Not so with diamonds. Despite the hype, diamonds aren’t forever; they can be damaged or destroyed. The value of diamonds varies widely depending on grade and, despite efforts at standardization, is basically arbitrary — experts often disagree sharply on the worth of a particular gem. Sure, the same can be said of paintings or other collectibles. The difference is that the world diamond market is largely controlled by a single private enterprise, the South Africa-based De Beers cartel. The geniuses behind De Beers recognized early on that a stable, profitable diamond industry depended on controlling both supply and demand. De Beers rarely discovers new sources of diamonds; rather, it focuses on controlling existing ones, limiting production, and if necessary buying up surplus gems and stockpiling them to prop up the market. It sets prices arbitrarily and cuts off supplies to dealers who buy through unauthorized channels. On the marketing side, De Beers hired advertising firms, starting with N.W. Ayer in the late 1930s, to render axiomatic the idea that diamonds = true love. De Beers and Ayer didn’t invent diamond engagement rings but did rescue a fading concept — in 1932 worldwide diamond sales had been only $100,000. Ayer’s ploys ranged from planting news stories about newly betrothed celebrities flaunting big rocks to positioning diamonds as heirlooms, preventing the market from being flooded with secondhand goods. (The market for used diamonds is dismal, by the way.) The campaign worked — U.S. wholesale diamond sales increased from $23 million in 1939 to $2.1 billion in 1979. The J. Walter Thompson agency performed a similar miracle in Japan in the 1960s, essentially creating a tradition of diamond engagement rings out of thin air.

Throughout all this De Beers has successfully fended off threats due to political upheaval, competing producers, and even the U.S. justice department (the firm recently paid a $10 million fine to settle an antitrust case). The big challenge today is synthetic diamonds. In a widely noted article last fall, Wired magazine reported on two start-up firms, one in Florida and the other in Boston, that had begun manufacturing gem-quality artificial diamonds. Synthetic diamonds have been available since the 1950s and are commonly used in industrial abrasives, but till now have made little headway in the gem market due to prohibitive manufacturing expense. Supposedly the new artificial diamonds, particularly those made by chemical vapor deposition (CVD), are both cheap to produce and, unlike knockoffs such as cubic zirconium, virtually indistinguishable from natural diamonds even in the lab.

So, the jig’s up for De Beers, right? Maybe, maybe not.
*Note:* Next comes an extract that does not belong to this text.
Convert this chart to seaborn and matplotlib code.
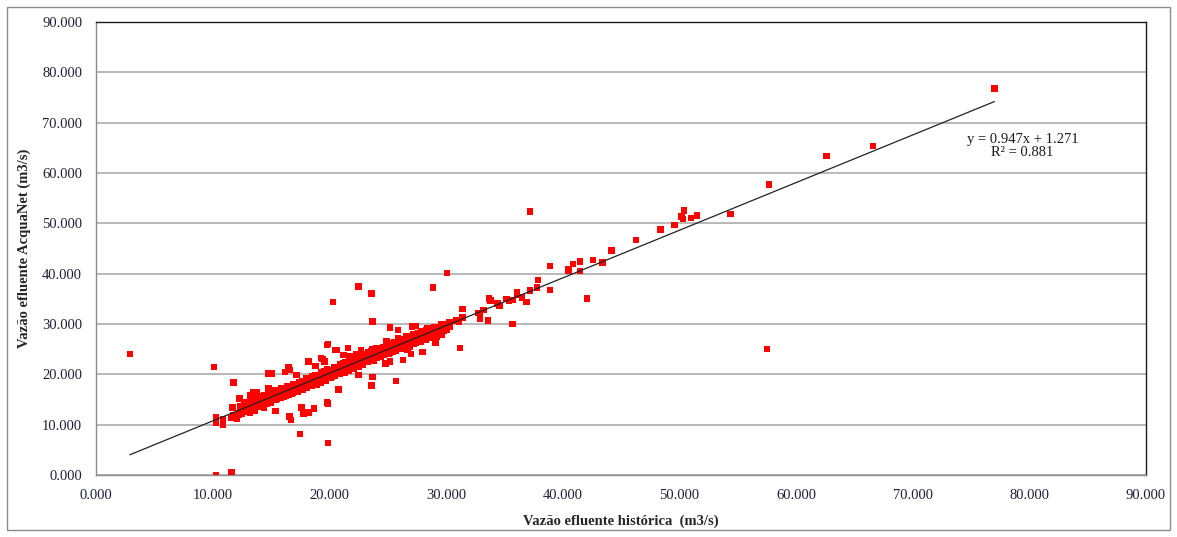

The last chapter of The Rise and Fall of Diamonds, entitled “The Coming Crash of 1983,” described a scenario in which a concatenation of factors, including a flood of diamonds from new mines in Australia, would trigger “the final collapse of world diamond prices.” It didn’t happen (although De Beers did lose market share), and Epstein has omitted the chapter from the online version of his book. De Beers has dodged plenty of disasters in its history, and I’d hesitate to write the final pages yet.